TASK REQUIREMENTS ▸ Your task is to locate every line holding the string "with" and to copy each of them.

+++++

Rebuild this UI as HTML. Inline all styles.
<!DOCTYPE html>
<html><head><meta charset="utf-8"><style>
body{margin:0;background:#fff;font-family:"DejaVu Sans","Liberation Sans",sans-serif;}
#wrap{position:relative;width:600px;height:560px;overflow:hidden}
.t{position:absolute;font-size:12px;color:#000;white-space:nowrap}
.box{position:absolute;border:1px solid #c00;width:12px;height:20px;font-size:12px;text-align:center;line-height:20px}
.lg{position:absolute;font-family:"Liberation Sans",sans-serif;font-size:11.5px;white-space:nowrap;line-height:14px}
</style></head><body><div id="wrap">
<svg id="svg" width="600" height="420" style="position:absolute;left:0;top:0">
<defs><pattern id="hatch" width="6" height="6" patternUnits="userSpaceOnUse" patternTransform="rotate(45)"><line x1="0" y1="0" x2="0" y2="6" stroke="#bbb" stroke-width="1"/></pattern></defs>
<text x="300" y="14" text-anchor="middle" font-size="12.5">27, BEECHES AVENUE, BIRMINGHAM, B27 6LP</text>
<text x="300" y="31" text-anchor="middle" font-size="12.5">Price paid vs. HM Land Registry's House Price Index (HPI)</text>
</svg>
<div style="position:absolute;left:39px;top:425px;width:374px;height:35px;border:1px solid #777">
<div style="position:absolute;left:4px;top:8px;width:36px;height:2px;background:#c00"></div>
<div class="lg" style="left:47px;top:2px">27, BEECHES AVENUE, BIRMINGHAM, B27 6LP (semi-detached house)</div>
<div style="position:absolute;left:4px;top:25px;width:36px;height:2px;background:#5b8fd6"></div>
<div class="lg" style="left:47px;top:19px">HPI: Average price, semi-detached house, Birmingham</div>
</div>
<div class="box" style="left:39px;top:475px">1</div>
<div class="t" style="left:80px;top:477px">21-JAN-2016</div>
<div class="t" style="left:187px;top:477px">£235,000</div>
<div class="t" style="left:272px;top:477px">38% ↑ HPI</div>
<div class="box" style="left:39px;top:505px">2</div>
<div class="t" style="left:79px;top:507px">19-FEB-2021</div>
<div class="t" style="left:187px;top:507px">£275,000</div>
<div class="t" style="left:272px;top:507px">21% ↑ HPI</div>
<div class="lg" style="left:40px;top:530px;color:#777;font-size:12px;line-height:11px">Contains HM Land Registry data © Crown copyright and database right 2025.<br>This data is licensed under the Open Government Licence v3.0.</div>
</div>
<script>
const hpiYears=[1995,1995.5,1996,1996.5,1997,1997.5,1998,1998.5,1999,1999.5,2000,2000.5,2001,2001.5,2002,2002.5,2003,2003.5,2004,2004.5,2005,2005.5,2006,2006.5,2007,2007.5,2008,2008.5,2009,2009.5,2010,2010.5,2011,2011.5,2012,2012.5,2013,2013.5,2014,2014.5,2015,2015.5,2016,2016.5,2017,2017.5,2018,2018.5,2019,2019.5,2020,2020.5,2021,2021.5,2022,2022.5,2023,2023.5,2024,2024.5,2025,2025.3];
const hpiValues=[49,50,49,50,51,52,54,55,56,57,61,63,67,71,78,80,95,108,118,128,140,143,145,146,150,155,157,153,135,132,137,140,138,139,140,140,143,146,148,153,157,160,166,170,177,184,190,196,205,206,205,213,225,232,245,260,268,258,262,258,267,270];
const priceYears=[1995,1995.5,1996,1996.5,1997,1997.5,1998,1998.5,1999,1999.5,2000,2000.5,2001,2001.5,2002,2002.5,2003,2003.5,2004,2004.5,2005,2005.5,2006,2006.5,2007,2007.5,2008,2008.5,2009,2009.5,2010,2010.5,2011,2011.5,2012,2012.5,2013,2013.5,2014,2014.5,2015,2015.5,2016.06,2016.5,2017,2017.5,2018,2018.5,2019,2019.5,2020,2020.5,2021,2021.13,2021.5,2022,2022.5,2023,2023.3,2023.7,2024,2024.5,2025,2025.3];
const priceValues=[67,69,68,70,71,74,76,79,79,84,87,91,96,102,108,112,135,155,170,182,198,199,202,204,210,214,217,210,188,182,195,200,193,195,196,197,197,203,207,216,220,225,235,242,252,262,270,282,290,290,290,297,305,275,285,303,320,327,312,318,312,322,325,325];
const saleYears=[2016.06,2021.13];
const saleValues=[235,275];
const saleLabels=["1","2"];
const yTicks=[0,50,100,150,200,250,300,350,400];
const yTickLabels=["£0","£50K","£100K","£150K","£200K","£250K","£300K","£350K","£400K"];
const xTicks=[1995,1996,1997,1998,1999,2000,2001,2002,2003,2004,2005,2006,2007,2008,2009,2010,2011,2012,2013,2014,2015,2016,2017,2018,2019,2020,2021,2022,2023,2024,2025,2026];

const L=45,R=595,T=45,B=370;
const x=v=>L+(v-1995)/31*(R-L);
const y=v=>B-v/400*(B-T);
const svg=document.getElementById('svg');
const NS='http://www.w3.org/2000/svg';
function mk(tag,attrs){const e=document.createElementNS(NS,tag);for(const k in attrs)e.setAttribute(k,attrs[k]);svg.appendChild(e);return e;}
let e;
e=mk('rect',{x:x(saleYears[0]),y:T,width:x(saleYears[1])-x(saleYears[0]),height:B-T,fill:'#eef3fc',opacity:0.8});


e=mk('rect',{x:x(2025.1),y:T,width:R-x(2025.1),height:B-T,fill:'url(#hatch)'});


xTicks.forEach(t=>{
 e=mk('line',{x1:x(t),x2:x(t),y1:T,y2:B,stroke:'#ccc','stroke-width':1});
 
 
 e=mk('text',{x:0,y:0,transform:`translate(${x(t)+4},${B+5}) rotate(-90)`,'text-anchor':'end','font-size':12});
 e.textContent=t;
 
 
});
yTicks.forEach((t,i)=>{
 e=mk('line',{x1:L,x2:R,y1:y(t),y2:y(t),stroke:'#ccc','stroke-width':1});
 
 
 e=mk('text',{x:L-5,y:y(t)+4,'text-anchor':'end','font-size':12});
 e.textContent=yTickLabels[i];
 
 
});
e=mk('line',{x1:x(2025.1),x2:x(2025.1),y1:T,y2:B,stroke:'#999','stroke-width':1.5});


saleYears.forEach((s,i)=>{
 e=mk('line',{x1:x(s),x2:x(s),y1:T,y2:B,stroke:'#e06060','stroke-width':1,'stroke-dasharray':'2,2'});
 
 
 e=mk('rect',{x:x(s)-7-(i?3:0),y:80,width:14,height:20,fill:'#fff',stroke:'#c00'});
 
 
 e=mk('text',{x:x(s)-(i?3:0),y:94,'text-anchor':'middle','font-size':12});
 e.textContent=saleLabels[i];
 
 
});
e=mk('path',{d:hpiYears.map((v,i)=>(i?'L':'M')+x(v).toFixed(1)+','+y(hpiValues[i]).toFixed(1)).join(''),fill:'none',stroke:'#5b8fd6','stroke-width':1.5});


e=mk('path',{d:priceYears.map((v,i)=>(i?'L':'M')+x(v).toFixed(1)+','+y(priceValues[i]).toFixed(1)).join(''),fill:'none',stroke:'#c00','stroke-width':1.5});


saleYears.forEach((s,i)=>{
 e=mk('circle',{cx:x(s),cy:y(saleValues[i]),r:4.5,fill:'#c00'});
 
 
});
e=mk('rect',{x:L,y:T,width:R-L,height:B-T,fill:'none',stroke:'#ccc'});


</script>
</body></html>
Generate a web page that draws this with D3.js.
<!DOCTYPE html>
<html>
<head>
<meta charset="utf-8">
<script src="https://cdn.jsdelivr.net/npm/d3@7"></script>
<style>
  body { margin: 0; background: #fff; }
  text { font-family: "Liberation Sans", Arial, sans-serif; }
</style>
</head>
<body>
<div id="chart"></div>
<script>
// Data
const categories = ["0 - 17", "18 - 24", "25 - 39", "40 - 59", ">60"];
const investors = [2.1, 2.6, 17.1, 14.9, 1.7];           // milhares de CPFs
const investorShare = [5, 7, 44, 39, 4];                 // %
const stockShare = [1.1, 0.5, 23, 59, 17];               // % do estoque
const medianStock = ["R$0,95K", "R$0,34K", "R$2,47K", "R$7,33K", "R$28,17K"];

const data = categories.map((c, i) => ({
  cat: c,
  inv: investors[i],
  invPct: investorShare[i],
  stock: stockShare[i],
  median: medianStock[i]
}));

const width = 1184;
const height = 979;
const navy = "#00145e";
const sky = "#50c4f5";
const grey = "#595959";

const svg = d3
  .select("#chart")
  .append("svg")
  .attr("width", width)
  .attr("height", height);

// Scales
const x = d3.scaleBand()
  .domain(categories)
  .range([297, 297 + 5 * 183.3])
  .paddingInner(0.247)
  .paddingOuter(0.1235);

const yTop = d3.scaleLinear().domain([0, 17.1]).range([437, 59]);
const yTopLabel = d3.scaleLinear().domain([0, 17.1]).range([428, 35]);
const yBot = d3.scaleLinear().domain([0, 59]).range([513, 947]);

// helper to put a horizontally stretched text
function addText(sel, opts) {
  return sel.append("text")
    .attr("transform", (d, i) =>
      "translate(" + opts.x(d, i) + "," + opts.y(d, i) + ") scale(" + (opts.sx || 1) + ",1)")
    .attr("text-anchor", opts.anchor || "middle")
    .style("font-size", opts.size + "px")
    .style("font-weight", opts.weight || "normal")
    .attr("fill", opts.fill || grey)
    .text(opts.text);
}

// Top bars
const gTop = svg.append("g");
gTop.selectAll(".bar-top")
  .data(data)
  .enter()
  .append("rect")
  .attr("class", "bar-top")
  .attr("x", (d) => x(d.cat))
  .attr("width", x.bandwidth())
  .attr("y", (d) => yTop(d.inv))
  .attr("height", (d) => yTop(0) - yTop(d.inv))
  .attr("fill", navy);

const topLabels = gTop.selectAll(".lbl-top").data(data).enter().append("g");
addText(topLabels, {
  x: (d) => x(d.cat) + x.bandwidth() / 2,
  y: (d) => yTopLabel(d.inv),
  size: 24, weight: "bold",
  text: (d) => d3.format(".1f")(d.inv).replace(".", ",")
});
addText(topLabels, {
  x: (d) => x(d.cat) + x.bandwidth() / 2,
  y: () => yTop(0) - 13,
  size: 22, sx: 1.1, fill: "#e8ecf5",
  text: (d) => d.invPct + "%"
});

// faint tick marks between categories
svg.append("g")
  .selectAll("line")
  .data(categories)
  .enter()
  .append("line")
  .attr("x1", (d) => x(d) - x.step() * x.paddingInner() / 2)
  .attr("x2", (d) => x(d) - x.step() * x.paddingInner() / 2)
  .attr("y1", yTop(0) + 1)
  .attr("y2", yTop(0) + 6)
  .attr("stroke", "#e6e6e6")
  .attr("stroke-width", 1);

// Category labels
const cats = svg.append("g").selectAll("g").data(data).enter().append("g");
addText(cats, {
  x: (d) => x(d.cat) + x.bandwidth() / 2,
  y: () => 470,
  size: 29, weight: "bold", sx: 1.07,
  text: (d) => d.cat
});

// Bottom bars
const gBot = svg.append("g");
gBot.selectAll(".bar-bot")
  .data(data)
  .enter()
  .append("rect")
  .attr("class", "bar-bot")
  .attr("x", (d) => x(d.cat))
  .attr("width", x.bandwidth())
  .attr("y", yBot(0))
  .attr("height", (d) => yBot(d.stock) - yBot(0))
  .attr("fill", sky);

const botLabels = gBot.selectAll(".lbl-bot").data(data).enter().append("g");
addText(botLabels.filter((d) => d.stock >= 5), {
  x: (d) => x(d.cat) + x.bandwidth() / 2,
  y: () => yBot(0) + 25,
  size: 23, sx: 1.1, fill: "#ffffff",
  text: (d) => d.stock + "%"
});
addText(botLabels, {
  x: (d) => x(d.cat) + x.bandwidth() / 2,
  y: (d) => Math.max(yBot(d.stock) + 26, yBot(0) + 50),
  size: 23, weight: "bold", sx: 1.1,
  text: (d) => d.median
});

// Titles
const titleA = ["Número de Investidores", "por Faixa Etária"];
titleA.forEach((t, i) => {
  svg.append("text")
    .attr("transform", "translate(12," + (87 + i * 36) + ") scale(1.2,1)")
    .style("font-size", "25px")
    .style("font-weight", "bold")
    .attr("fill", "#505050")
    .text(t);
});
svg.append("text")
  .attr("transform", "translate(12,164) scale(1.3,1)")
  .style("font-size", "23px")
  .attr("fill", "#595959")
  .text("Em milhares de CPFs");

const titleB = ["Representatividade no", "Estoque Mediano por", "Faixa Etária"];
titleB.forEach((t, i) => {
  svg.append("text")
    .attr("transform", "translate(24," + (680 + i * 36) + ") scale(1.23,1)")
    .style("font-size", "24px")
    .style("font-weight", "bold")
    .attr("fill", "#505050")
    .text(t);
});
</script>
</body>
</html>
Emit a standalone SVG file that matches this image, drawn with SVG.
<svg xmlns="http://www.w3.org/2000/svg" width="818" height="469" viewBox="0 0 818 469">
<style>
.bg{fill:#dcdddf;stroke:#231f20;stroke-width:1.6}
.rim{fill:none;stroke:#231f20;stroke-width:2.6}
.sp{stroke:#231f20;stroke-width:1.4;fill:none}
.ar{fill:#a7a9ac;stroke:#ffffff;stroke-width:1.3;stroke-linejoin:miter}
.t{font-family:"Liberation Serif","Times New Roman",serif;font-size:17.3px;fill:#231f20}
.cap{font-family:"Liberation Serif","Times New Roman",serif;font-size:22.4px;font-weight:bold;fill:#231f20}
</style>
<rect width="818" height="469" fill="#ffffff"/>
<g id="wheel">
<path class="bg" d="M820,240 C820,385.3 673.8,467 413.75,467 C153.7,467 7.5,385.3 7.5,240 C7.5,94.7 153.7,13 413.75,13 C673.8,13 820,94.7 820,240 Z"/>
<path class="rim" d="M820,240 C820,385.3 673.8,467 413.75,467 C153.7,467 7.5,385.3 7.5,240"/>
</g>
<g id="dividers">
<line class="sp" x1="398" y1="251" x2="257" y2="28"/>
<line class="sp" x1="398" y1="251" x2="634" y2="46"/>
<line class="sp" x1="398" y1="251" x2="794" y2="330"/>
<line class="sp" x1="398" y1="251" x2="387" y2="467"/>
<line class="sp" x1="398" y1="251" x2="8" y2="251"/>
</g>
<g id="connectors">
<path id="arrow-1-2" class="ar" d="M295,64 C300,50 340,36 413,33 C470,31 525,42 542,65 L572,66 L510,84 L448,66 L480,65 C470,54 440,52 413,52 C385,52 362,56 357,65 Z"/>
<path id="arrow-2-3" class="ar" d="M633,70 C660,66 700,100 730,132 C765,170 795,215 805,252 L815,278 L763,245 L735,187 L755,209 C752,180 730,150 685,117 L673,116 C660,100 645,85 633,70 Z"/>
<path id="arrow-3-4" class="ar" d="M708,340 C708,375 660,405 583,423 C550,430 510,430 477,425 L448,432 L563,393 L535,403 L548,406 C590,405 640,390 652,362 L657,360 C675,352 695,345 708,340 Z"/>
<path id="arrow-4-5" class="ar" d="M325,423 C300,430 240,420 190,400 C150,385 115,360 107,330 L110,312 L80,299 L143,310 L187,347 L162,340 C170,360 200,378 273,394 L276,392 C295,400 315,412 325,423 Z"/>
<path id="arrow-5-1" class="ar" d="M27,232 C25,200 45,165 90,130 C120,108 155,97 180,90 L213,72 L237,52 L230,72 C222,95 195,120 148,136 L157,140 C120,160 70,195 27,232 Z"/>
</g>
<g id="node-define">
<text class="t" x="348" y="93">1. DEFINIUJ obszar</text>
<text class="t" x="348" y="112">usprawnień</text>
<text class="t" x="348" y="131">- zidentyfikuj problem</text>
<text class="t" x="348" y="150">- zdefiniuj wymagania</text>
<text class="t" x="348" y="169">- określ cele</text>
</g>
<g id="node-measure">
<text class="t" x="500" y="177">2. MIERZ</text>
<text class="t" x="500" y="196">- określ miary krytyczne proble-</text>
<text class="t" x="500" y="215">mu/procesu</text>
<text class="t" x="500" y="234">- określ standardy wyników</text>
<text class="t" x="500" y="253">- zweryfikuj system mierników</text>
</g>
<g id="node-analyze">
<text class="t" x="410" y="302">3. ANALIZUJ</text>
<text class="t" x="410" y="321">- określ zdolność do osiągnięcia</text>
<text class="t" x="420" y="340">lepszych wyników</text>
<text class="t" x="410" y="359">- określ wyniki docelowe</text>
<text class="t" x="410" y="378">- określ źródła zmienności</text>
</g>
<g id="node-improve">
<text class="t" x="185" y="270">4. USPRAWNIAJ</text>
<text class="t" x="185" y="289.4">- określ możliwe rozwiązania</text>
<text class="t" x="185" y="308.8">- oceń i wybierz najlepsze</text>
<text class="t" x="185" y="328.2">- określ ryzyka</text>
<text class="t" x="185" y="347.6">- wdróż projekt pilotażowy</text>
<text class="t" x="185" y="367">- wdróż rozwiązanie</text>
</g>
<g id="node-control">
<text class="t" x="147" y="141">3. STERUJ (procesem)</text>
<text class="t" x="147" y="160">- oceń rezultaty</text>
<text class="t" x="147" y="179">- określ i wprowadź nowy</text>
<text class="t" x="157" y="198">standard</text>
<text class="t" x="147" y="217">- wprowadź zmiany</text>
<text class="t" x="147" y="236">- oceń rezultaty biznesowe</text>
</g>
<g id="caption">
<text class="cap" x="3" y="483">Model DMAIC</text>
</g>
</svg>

+++++

RESPONSE FOR THIS EXERCISE ▸
Generate a web page that draws this with D3.js.
Emit a standalone SVG file that matches this image, drawn with SVG.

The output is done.